Reverend William Barber II cautioned us that the worst mistake we could make in this time of rallies and marches would be to demand too little. The Assembly was designed to hammer home the lesson that, "The political and economic systems in the U.S. are plagued by the interlocking injustices of systemic racism, poverty, militarism and a war economy, ecological devastation and a distorted moral narrative of religious nationalism."
No single demand could undo this -- it is truly an ecology of inequality. Therefore the Poor People's Campaign has pushed for a complex of demands carried by a moral fusion coalition. It is the combination of the two -- complex demands and the moral fusion coalition -- that are the right way forward in these times.
Reverend Barber asked us to each take an inventory of our time on this earth. Not to be morbid, he said, but we've seen how fast and unexpectedly life could end. "If," he asked, "you knew you had 48 hours to live, what would you fight for with your last breath?"

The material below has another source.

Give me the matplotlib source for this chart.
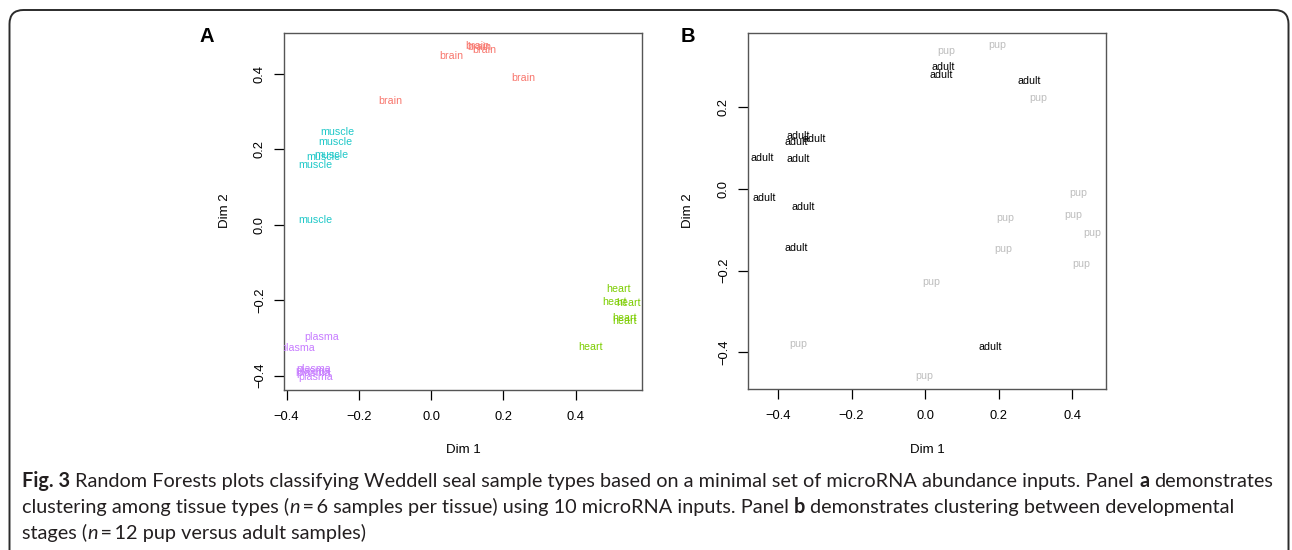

For me, the answer is simple. My life has been about wrapping my mind around the epidemics affecting poor and minority communities, trying to understand the way out of this mess. With my last breath, I'd say, "Join the Poor People's Campaign." If you didn't get to see the Assembly this morning, watch at 6pm tonight or when they post the recording. It lights the way. As they said over and over, "Somebody's hurting our people. It's gone on far too long, and we won't be silent anymore."